** Dataset excerpt **
_ _ _ _ _ _ _

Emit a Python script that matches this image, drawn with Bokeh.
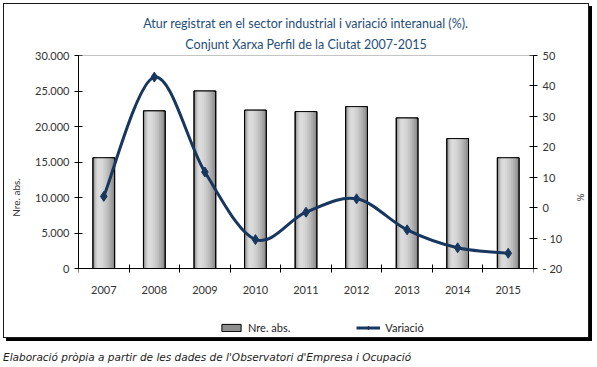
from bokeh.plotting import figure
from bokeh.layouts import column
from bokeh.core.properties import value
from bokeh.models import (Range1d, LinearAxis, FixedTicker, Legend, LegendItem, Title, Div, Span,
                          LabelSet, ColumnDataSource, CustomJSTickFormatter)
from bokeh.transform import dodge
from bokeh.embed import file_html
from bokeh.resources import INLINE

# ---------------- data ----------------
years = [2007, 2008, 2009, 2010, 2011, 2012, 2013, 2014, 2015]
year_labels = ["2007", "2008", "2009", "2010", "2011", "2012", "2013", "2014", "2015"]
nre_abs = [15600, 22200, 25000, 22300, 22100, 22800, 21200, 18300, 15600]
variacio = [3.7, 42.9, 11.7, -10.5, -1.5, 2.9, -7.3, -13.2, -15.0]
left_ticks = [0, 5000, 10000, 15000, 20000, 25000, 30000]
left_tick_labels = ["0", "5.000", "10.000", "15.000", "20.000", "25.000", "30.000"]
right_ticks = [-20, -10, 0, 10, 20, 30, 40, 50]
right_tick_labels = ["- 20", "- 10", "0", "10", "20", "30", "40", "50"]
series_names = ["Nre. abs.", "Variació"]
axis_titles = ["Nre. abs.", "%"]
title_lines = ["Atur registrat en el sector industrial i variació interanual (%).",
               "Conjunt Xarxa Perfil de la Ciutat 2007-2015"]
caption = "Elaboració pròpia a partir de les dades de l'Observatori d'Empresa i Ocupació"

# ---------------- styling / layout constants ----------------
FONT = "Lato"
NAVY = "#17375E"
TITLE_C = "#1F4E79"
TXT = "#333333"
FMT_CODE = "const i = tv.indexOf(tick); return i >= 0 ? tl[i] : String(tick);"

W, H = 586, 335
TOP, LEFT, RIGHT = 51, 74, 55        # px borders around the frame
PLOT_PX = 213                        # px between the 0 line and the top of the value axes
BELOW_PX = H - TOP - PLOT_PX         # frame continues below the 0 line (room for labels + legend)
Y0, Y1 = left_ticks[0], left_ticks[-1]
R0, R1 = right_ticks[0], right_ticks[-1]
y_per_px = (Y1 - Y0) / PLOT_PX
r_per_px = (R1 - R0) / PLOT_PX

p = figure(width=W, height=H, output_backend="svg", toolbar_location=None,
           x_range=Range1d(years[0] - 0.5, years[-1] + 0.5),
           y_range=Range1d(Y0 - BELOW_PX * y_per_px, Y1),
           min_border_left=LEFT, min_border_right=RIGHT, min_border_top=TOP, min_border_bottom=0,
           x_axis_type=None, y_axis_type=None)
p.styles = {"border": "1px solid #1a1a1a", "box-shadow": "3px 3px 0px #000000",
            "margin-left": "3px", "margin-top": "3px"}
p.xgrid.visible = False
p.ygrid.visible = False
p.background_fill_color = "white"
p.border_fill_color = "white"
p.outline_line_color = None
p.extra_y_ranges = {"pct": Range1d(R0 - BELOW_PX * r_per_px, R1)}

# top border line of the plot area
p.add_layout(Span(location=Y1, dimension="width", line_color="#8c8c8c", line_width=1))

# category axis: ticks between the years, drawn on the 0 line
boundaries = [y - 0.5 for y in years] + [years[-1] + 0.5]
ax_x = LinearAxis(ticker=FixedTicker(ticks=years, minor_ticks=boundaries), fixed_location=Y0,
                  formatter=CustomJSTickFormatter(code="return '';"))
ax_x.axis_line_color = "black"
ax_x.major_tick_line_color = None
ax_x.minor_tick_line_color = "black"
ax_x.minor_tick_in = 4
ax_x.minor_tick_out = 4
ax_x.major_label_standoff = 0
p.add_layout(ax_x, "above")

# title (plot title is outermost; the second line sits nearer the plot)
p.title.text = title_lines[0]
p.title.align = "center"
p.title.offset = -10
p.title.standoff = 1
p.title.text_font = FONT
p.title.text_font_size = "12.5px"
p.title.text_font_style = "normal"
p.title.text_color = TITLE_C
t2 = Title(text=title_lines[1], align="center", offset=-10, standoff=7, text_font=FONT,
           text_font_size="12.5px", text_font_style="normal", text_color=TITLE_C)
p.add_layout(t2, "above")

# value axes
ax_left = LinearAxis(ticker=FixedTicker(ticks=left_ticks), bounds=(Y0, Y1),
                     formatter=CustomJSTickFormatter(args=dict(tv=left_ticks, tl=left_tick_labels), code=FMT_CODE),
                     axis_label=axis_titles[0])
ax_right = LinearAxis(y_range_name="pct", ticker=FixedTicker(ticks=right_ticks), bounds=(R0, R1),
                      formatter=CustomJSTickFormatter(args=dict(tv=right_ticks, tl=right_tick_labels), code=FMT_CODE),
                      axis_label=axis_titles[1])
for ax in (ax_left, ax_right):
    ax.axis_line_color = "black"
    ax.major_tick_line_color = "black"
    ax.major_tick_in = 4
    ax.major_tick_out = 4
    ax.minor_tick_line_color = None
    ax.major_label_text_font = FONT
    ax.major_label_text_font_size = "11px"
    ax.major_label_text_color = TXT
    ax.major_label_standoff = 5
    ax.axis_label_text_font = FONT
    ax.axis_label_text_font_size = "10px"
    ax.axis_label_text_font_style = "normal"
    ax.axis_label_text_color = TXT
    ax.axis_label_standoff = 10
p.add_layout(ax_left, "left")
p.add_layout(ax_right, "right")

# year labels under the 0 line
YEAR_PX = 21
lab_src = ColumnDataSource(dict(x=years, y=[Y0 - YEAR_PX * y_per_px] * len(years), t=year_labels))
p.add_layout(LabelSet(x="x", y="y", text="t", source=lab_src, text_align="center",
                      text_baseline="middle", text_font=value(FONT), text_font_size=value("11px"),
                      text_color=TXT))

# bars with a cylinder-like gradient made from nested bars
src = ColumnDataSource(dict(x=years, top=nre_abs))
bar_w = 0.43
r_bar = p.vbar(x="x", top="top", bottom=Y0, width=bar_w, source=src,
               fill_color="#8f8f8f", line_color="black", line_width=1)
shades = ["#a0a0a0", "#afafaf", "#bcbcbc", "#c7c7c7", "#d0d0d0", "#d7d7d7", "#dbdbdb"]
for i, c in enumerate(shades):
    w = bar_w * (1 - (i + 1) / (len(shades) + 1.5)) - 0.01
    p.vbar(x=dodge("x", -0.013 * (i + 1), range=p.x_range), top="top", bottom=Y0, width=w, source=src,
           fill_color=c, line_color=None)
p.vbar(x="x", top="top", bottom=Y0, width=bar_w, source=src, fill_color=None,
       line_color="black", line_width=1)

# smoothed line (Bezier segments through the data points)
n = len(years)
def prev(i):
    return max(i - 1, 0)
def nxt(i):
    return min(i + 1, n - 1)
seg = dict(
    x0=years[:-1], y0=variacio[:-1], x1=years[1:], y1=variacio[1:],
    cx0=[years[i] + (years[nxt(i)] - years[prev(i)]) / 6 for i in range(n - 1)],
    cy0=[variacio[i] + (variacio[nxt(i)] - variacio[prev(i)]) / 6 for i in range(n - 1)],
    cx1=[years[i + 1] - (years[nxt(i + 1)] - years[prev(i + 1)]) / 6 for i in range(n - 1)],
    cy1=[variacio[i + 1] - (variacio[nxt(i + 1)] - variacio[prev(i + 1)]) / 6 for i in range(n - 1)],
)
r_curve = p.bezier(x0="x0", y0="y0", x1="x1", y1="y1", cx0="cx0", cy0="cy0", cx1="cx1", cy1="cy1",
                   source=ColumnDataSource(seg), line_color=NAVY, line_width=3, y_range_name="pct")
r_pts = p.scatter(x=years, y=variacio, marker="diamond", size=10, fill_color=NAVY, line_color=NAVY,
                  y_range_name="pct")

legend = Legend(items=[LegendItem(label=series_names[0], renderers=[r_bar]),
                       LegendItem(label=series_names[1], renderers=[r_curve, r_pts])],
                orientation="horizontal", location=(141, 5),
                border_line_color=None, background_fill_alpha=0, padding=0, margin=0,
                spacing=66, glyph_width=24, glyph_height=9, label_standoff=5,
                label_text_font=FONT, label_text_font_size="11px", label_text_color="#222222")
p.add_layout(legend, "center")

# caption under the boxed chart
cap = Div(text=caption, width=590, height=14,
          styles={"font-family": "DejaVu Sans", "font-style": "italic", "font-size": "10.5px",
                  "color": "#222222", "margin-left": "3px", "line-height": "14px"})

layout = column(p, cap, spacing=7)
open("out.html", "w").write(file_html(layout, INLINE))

_ _ _ _ _ _ _

** Task brief **
With all pictures left out, please transcribe exactly the lines from the start of the material through the line with "from bokeh.resources import INLINE".

** Task output **
Emit a Python script that matches this image, drawn with Bokeh.
from bokeh.plotting import figure
from bokeh.layouts import column
from bokeh.core.properties import value
from bokeh.models import (Range1d, LinearAxis, FixedTicker, Legend, LegendItem, Title, Div, Span,
                          LabelSet, ColumnDataSource, CustomJSTickFormatter)
from bokeh.transform import dodge
from bokeh.embed import file_html
from bokeh.resources import INLINE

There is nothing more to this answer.